Trânsito, transportes e mobilidade urbana, com Roberta Soares

Mobilidade

Por Roberta Soares e equipe
TRANSPORTE PÚBLICO

Pandemia, transporte público e veto

Ainda sobre o veto inesperado do presidente da República aos R$ 4 bilhões de ajuda ao transporte público brasileiro

Cadastrado por

Roberta Soares

Publicado em 15/01/2021 às 19:44 | Atualizado em 15/01/2021 às 19:52
Decisão de manter uso obrigatório nos ônibus, mas liberar nos terminais não vai ter eficiência na prática - FELIPE RIBEIRO/JC IMAGEM

* Por Otávio Vieira da Cunha Filho

Em mais de 30 anos de altos e baixos, o setor de transporte público - em especial o de ônibus coletivo urbano - jamais vislumbrou, nem no pior dos cenários, uma situação tão caótica como a atual. Quando se acreditava que o setor seguiria em frente, novamente engata-se a marcha à ré.

O recente veto presidencial ao auxílio emergencial de R$ 4 bilhões teve um impacto tão devastador quanto a enorme queda de passageiros que ameaça a sobrevivência do serviço de ônibus no país, da forma como funciona hoje. Definitivamente, jogou uma pá de cal sobre expectativas e planos de reabilitação desse serviço, reconhecido na Constituição Federal como um direito social, tal qual saúde, educação e segurança.
Atividade indutora da economia, que vive o pior momento da história, o transporte público vem levando há anos a culpa por não atender às expectativas da sociedade por eficiência e qualidade. Mas isso pode mudar, a partir do momento em que cada ente assuma, de fato, suas obrigações e responsabilidades na gestão desse serviço.



O setor de transporte público sempre amargou a fama de vilão, basicamente por estar condicionado às obrigações definidas nos contratos de concessão. Cabe ao contratante, o poder público local, dizer qual o valor da tarifa a ser aplicada, de que forma o serviço deve funcionar e qual o nível da qualidade ofertada pelas contratadas, as empresas operadoras. É do poder público a responsabilidade da gestão, não do empresário.

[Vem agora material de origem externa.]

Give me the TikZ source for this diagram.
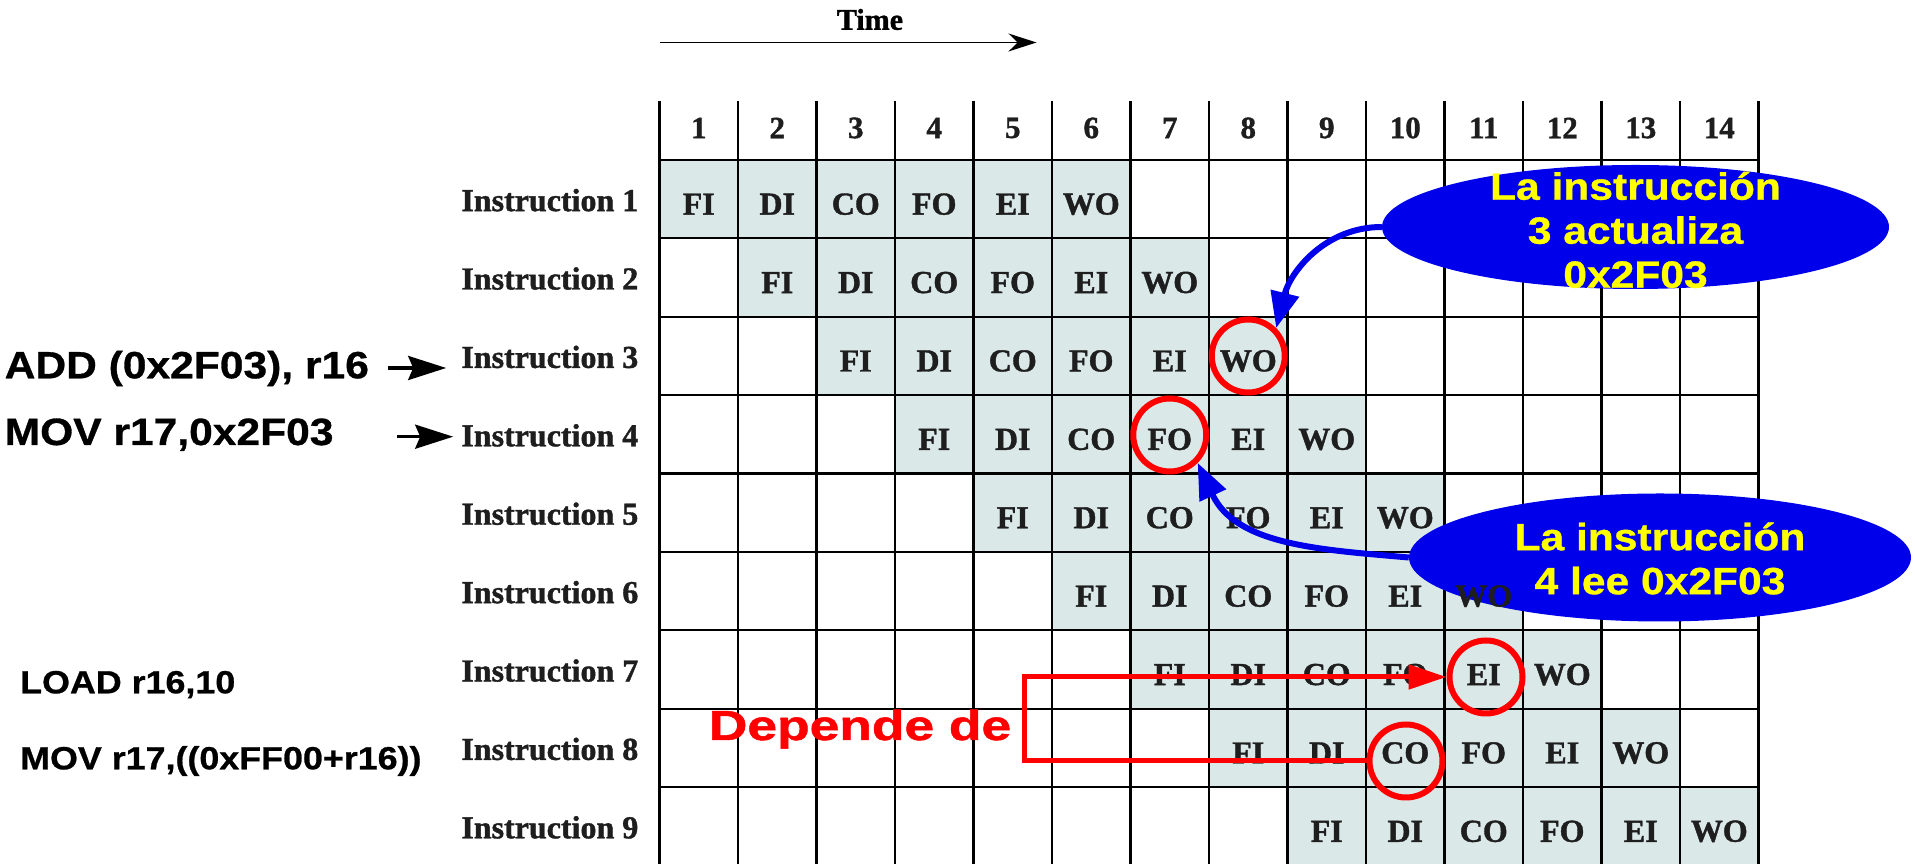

Perspectiva de ajuda para o transporte público - ARTES JC


Enquanto se aguarda que o Governo Federal reveja a decisão de vetar o socorro financeiro ao transporte público - que não se enquadra na condição de favor, já que as empresas têm o compromisso de manter a oferta do serviço mesmo operando com prejuízo - é importante que se entenda a gravidade da situação.
O transporte coletivo é, reconhecidamente, um dos segmentos mais afetados pelo impacto da pandemia. A atividade, que responde por 405 mil empregos diretos e 1,2 milhão indiretos, já perdeu 27.697 postos de trabalho somente no primeiro semestre deste ano.

Otávio Vieira da Cunha, presidente da NTU - NTU/DIVULGAÇÃO


O setor, que já vinha sofrendo com uma queda de quase 30% de passageiros nos últimos anos, tem agora que manter uma oferta média de serviço superior ao número de passageiros transportados para reduzir aglomerações e atender às necessárias medidas sanitárias de combate à proliferação do coronavírus, o que agrava ainda mais o enorme desequilíbrio econômico-financeiro dos operadores.
Essa equação não fecha. Se nada for feito, na virada do ano teremos inúmeras empresas sem fôlego para operar, no momento em que o país mais precisa assegurar empregos e adotar medidas para a retomada da economia.

Para os que ainda acreditam que os fatos citados não passam de “chororô” de empresário, recomenda-se que procurem conhecer as políticas robustas de proteção do transporte público adotadas por outros países durante a pandemia, países que enfrentaram os mesmos desafios, mas que, diferentemente do nosso, escolheram o caminho do fortalecimento de seus sistemas de transporte coletivo.  

Não se trata de ameaça, muito menos de espalhar o medo sobre o risco de interrupção ou mesmo do fim da oferta do serviço de ônibus no Brasil com esse quadro de “morte lenta”, mas sim de imputar a quem de direito as responsabilidades envolvidas.

As regras para a ajuda ao transporte público - ARTES JC


Ainda dá tempo de virar esse jogo e fazer de 2021 o ano histórico da grande mudança do transporte público no Brasil, com uma profunda reforma em seu marco legal. É o que se espera daqueles que têm o poder de decisão. A sociedade merece e as empresas operadoras têm capacidade de oferecer um transporte público eficiente e de qualidade. Basta que dêem as condições para isso.

Otávio Vieira da Cunha Filho – presidente-executivo da NTU – Associação Nacional das Empresas de Transportes Urbanos.